Droit pénal
Dec 9, 2025
TF, 29.10.2025, 6B_899/2024
Faits
Un ressortissant kosovar, arrivé en Suisse en 1987 à l'âge de 12 ans, a été condamné pour escroquerie multiple à l'aide sociale. L'autorité cantonale a prononcé son expulsion du territoire suisse pour une durée de cinq ans. Le condamné, titulaire d'un permis d'établissement, vit en Suisse depuis plus de 37 ans. Il est marié et père de quatre enfants, dont un fils souffrant d'une infirmité motrice cérébrale congénitale. La famille est intacte et vit ensemble. L'épouse, qui ne parle que peu le français, et les enfants sont arrivés en Suisse par regroupement familial. Le recourant a des antécédents judiciaires et un endettement important, ce qui a conduit l'instance précédente à qualifier son intégration de "plutôt mauvaise". Il recourt au Tribunal fédéral contre la mesure d'expulsion.
Droit
Selon l’art. 66a al. 1 let. e CP, l’étranger condamné pour escroquerie à l’aide sociale est obligatoirement expulsé du territoire suisse pour une durée de cinq à quinze ans.
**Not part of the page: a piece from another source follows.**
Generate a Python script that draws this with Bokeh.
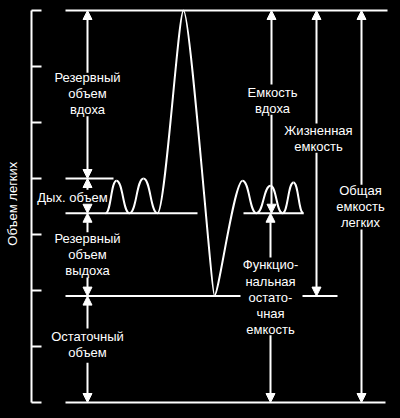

Toutefois, le juge peut exceptionnellement renoncer à l'expulsion si celle-ci met l'étranger dans une situation personnelle grave (cas de rigueur) et que les intérêts publics à l'expulsion ne l'emportent pas sur les intérêts privés de l'étranger à demeurer en Suisse (art. 66a al. 2 CP). Cette clause du cas de rigueur vise à garantir le respect du principe de proportionnalité. Un cas de rigueur est admis lorsqu'il y a une atteinte d'une certaine gravité au droit au respect de la vie privée et familiale, garanti par l'art. 13 Cst. et l'art. 8 CEDH. L'existence d'une relation familiale effective et vécue avec son conjoint et ses enfants mineurs est un élément central. Si un cas de rigueur est reconnu, une pesée des intérêts doit être effectuée. L'intérêt public à l'expulsion est évalué en fonction de la gravité de l'infraction, du danger que représente l'auteur et de son pronostic. L'intérêt privé de l'étranger à demeurer en Suisse est évalué au regard de son intégration, de ses liens familiaux et de la durée de son séjour. L'intérêt supérieur de ses enfants doit être une considération primordiale. Une expulsion qui conduit à la séparation d'une famille intacte ne peut être justifiée que par des motifs solides et sérieux.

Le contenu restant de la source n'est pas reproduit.